Jagged Line

As we walk around, we turn over three full revolutions, i.e. $3\times 360^\circ$ .

Since we make this total turn in 16 steps, the average angle we turn is $\frac{3\times 360^\circ}{16} = 67\tfrac12^\circ.$ The internal angle, on average, is $180^\circ - 67\tfrac12^\circ = \boxed{112\tfrac12^\circ}$ .

(Note that this only works because all turns are in the same general direction. If we would have both clockwise and counterclockwise turns, the problem could not be answered.)

There are 16 points/vertices on the line, and the line winds itself around 3 times, so the answer is

$(16\times180^\circ-3\times360^\circ)/16=112.5^\circ$

To see this, let's at every vertex look at both the internal and external angles.
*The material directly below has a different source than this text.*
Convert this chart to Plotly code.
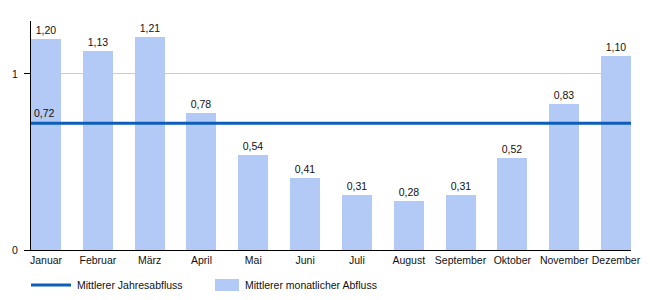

Together the two angles must add up to $180^\circ$ . For the 16 points, this is a total of $16\times180^\circ$ . To get the sum of all the external angles, imagine the top line in the figure above to be a long, straight, rigid rod. Now think of it as rolling around each vertex in turn. At each turn it will rotate by the amount equal to the external angle there. Going all the way around will make that $360^\circ$ . This would be if the curve were a normal polygon. But it is a self-intersecting polygon and it goes around not once, but three times. So the sum of the external angles in all the points is $3\times360^\circ$ , and this is what we have to subtract to get the total of all the internal angles. Then to get average, we divide by the number of angles.